Do this = Using the data that follows, return exactly the lines from the one that contains "Write the matplotlib code for this chart." through the one that contains "mfc='none', mec='black')", ends included.
[Start]
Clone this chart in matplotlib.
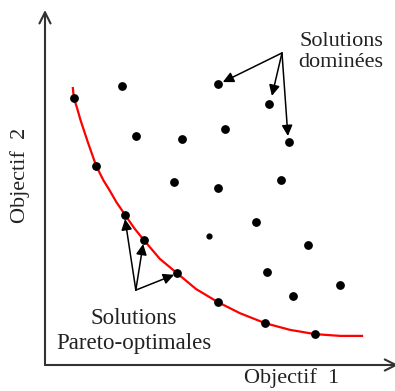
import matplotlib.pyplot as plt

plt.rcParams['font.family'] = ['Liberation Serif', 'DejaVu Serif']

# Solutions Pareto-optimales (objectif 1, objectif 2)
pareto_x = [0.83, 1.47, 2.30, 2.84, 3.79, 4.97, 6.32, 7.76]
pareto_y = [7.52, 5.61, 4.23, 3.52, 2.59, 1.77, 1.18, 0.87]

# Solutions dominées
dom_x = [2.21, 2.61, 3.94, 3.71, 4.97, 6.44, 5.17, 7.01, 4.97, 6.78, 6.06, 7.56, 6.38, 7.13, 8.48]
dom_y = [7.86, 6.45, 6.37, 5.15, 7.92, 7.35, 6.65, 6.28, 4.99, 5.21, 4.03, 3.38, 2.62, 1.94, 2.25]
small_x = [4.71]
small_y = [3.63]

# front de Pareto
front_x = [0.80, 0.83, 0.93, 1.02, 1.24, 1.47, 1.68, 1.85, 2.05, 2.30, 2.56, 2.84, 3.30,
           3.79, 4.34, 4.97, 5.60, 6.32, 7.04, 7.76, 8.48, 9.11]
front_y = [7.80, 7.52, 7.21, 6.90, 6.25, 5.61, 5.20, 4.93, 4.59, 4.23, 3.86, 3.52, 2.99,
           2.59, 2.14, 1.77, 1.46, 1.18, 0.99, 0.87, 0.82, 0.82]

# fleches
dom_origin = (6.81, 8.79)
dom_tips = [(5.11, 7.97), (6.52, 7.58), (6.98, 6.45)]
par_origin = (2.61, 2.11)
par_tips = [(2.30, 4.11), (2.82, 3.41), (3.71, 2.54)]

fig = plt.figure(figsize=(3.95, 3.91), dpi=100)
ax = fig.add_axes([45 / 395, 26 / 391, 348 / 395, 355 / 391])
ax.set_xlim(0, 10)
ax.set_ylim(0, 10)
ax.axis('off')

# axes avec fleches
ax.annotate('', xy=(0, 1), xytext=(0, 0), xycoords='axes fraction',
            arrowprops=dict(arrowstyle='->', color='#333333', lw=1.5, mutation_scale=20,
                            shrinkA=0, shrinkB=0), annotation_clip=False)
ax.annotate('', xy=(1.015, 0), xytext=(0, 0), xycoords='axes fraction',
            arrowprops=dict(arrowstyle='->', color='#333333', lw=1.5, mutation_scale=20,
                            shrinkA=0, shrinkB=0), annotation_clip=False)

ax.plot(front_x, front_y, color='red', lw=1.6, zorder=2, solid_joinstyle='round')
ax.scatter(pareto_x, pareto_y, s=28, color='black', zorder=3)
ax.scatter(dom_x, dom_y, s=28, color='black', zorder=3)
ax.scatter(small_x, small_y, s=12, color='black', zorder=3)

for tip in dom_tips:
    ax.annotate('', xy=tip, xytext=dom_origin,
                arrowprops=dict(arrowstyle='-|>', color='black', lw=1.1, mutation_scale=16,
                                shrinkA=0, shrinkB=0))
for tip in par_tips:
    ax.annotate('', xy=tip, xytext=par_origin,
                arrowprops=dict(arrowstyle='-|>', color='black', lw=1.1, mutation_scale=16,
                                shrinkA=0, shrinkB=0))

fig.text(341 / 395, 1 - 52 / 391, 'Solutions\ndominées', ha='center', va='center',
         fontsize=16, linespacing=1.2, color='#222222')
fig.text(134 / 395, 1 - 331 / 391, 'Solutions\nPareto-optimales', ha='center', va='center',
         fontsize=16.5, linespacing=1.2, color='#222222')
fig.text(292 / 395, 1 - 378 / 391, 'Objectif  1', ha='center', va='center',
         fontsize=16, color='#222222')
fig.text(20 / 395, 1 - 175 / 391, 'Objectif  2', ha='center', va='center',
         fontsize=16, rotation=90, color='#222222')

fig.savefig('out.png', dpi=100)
[End]
[Start]
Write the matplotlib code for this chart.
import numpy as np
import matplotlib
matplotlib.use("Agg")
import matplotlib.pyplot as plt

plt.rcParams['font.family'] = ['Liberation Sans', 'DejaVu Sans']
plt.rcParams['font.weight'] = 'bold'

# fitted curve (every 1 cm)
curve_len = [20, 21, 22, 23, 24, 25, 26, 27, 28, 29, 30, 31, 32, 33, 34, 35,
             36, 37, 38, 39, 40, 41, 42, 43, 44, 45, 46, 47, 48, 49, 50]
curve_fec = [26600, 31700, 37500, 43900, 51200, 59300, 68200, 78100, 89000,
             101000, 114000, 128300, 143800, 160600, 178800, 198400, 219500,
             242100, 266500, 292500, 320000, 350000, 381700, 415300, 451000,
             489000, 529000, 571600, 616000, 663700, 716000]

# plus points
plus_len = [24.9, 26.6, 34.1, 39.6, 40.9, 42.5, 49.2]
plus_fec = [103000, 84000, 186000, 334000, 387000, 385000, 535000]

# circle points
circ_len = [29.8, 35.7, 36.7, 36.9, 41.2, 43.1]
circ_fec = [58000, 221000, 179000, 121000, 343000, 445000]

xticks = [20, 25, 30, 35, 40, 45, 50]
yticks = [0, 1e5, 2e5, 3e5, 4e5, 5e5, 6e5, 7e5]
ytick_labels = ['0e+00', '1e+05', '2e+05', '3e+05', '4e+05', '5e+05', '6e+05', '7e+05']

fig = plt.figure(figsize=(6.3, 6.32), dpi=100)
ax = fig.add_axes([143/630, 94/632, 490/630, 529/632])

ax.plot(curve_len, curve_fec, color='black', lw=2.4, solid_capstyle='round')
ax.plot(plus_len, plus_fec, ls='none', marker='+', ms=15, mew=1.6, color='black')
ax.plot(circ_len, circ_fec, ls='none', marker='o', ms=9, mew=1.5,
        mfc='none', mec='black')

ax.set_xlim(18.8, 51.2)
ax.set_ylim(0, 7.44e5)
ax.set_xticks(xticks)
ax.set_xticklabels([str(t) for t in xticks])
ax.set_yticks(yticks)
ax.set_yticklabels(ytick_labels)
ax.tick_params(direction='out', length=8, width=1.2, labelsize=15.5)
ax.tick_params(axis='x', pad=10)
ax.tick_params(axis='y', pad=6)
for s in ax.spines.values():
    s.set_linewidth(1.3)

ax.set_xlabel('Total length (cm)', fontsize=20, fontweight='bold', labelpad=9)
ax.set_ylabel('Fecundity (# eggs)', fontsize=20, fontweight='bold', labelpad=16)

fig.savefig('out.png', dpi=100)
[End]
Response for this exercise =
Write the matplotlib code for this chart.
import numpy as np
import matplotlib
matplotlib.use("Agg")
import matplotlib.pyplot as plt

plt.rcParams['font.family'] = ['Liberation Sans', 'DejaVu Sans']
plt.rcParams['font.weight'] = 'bold'

# fitted curve (every 1 cm)
curve_len = [20, 21, 22, 23, 24, 25, 26, 27, 28, 29, 30, 31, 32, 33, 34, 35,
             36, 37, 38, 39, 40, 41, 42, 43, 44, 45, 46, 47, 48, 49, 50]
curve_fec = [26600, 31700, 37500, 43900, 51200, 59300, 68200, 78100, 89000,
             101000, 114000, 128300, 143800, 160600, 178800, 198400, 219500,
             242100, 266500, 292500, 320000, 350000, 381700, 415300, 451000,
             489000, 529000, 571600, 616000, 663700, 716000]

# plus points
plus_len = [24.9, 26.6, 34.1, 39.6, 40.9, 42.5, 49.2]
plus_fec = [103000, 84000, 186000, 334000, 387000, 385000, 535000]

# circle points
circ_len = [29.8, 35.7, 36.7, 36.9, 41.2, 43.1]
circ_fec = [58000, 221000, 179000, 121000, 343000, 445000]

xticks = [20, 25, 30, 35, 40, 45, 50]
yticks = [0, 1e5, 2e5, 3e5, 4e5, 5e5, 6e5, 7e5]
ytick_labels = ['0e+00', '1e+05', '2e+05', '3e+05', '4e+05', '5e+05', '6e+05', '7e+05']

fig = plt.figure(figsize=(6.3, 6.32), dpi=100)
ax = fig.add_axes([143/630, 94/632, 490/630, 529/632])

ax.plot(curve_len, curve_fec, color='black', lw=2.4, solid_capstyle='round')
ax.plot(plus_len, plus_fec, ls='none', marker='+', ms=15, mew=1.6, color='black')
ax.plot(circ_len, circ_fec, ls='none', marker='o', ms=9, mew=1.5,
        mfc='none', mec='black')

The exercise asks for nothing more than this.